It is getting hard to keep track. One minute the government tells us American children are suffering from record levels of obesity. The next, children are facing a hunger epidemic. Which horror story should you believe? Neither.
The truth is, 94.3 percent of American households are able to put enough food on the table every day to feed their families, and the vast majority of children living in these households are healthy and well-fed. Given the food shortages facing people in other countries, Americans are the envy of the world. According to the United Nations, 98 percent of undernourished people live in developing nations. Two-thirds live in only seven countries – Bangladesh, China, the Democratic Republic of the Congo, Ethiopia, India, Indonesia, and Pakistan.
Why then the alarmist rhetoric carping on the state of nutrition for children in this country?

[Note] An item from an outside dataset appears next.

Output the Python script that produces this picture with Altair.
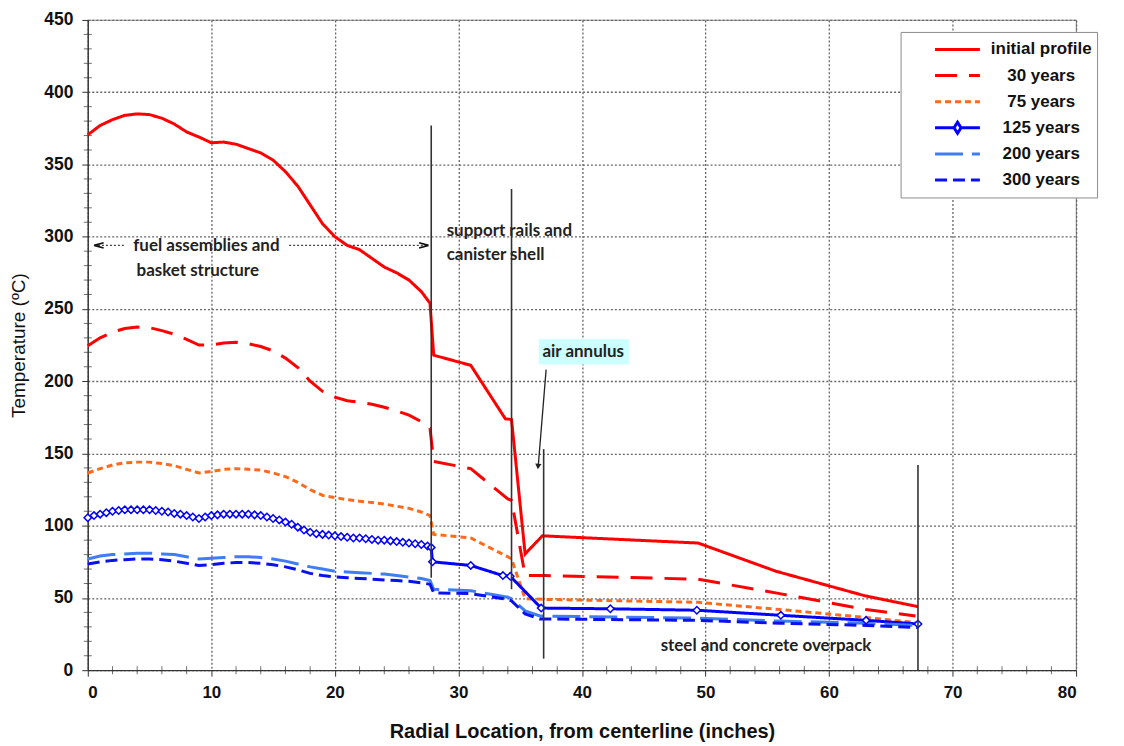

Why the ubiquitous television advertisements imploring people to donate to these anti-hunger organizations?
The No Kid Hungry Campaign, for which Food Network personality (and girlfriend to just-elected New York governor Andrew Cuomo) Sandra Lee is a spokeswoman, has a noble goal – to fight hunger in the United States. Ms. Lee can be seen on a number of the campaign’s television commercials repeating the grim statistics that 17.4 million American households are “food insecure,” and 4.2 million of those families include children.

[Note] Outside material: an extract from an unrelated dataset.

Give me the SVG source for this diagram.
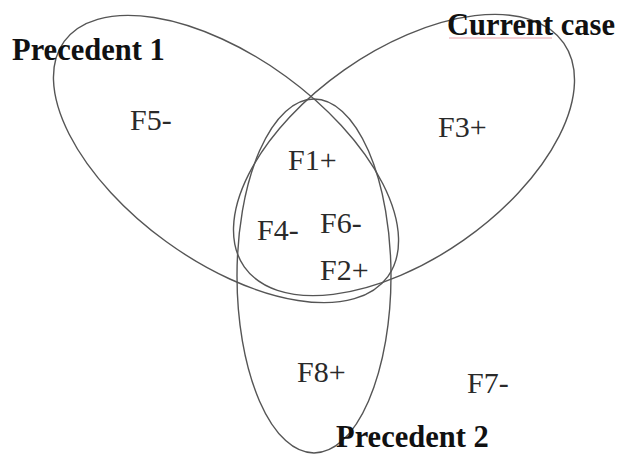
<svg xmlns="http://www.w3.org/2000/svg" width="618" height="454" viewBox="0 0 618 454">
<style>
.set{fill:none;stroke:#555;stroke-width:1.4}
.title{font-family:"Liberation Serif","Times New Roman",serif;font-weight:bold;font-size:30.5px;fill:#111}
.feat{font-family:"Liberation Serif","Times New Roman",serif;font-size:30px;fill:#2a2a2a}
</style>
<rect width="618" height="454" fill="#fff"/>
<g id="precedent1">
<ellipse class="set" cx="226" cy="159" rx="200" ry="102" transform="rotate(36 226 159)"/>
<text class="title" x="12" y="60">Precedent 1</text>
</g>
<g id="current-case">
<ellipse class="set" cx="404" cy="155" rx="195" ry="104" transform="rotate(-35 404 155)"/>
<line x1="449" y1="38" x2="552" y2="38" stroke="#e8a0a8" stroke-width="1"/>
<text class="title" x="447" y="35">Current case</text>
</g>
<g id="precedent2">
<ellipse class="set" cx="314" cy="276" rx="77" ry="177"/>
<text class="title" x="336" y="447">Precedent 2</text>
</g>
<g id="features">
<text class="feat" x="130" y="130">F5-</text>
<text class="feat" x="438" y="137">F3+</text>
<text class="feat" x="288" y="170">F1+</text>
<text class="feat" x="257" y="240">F4-</text>
<text class="feat" x="320" y="233">F6-</text>
<text class="feat" x="320" y="280">F2+</text>
<text class="feat" x="297" y="382">F8+</text>
<text class="feat" x="467" y="393">F7-</text>
</g>
<g id="connectors"/>
</svg>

The imagery used in the advertisements is depressing. In one, a rail-thin child in faded overalls stares miserably into the camera, holding a placard with the words “I’m hungry” scrawled across it. Another relatively healthy-looking young boy’s poster reads, “I haven’t eaten today.” Yet another child’s sign says, “I got my dinner from a gas station.” The message of these commercials is clear. Kids are either starving or eating nothing but junk food. Another of the campaign’s spokesmen, Academy Award-winning actor Jeff Bridges, put it bluntly, saying Americans should be ashamed that one in four children live in households that are food insecure.
One in four? That’s terrible! Something needs to be done. But wait a minute: What does “food insecure” actually mean?
Food insecurity is a term created by the U.S. Department of Agriculture for its annual report on the status of hunger in America. Those watching these ads and hearing the alarming statistics likely assume the term is synonymous with starvation, chronic hunger, and substandard nutrition – and those pushing the anti-hunger agenda seem perfectly happy with this assumption.
But in fact, the USDA defines “food insecurity” as one of two situations: low food security, which is “reduced quality, variety, or desirability of diet with little or no indication of reduced food intake”; and very low food security, or “multiple indications of disrupted eating patterns and reduced food intake.” No indication of reduced food intake? Disrupted eating patterns? This is hunger in America.
The most recent USDA report, “Household Food Security in the United States 2009,” states that 17.4 million households (or 50.2 million people) fit into one of these two categories at some point during 2009. Of these 17.4 million households, the majority – 10.6 million households – experienced “low” food security at some point during the year. That means these families were still able to “obtain enough food to avoid substantially disrupting their eating patterns or reducing food intake” but had less variety in their diets, participated in federal food assistance programs, and at times obtained food from food pantries. The remaining 6.8 million households (which include 5.4 million children) experienced “very low” food security, meaning normal eating patterns were disrupted and food intake was reduced at times.
In other words, one in four American families isn’t really suffering from hunger, as the public understands the term. Rather, the problem of hunger actually persists among a relatively small portion of the population. Not surprisingly, the report says that food insecurity is more common among minority, poor, urban, and single-parent households. But even in these households, the report says, “most parents attempt to shield their children from the more severe effects of food insecurity, even when it means reducing their own food intake.” In fact, the report states, “only about one in six households with very low food security among adults had very low food security among children.”
The good news in this report is that the system is working: The small minority experiencing very low food security can rely on a variety of safety nets – federal food programs such as food stamps, school lunch programs, and food banks, as well as church charities and soup kitchens. What the report does not show – despite what you may see on television – is a systemic or chronic hunger problem in this country. Nor does it show a major problem with childhood hunger.
Advocacy groups are free to promote their causes, but they should be honest with the American public, which generously supports a variety of charities each year. There are many worthy causes, and combating hunger is one of them. But the public deserves the facts – without the use of code words – about a problem that afflicts a small subset of the population, not one in four Americans.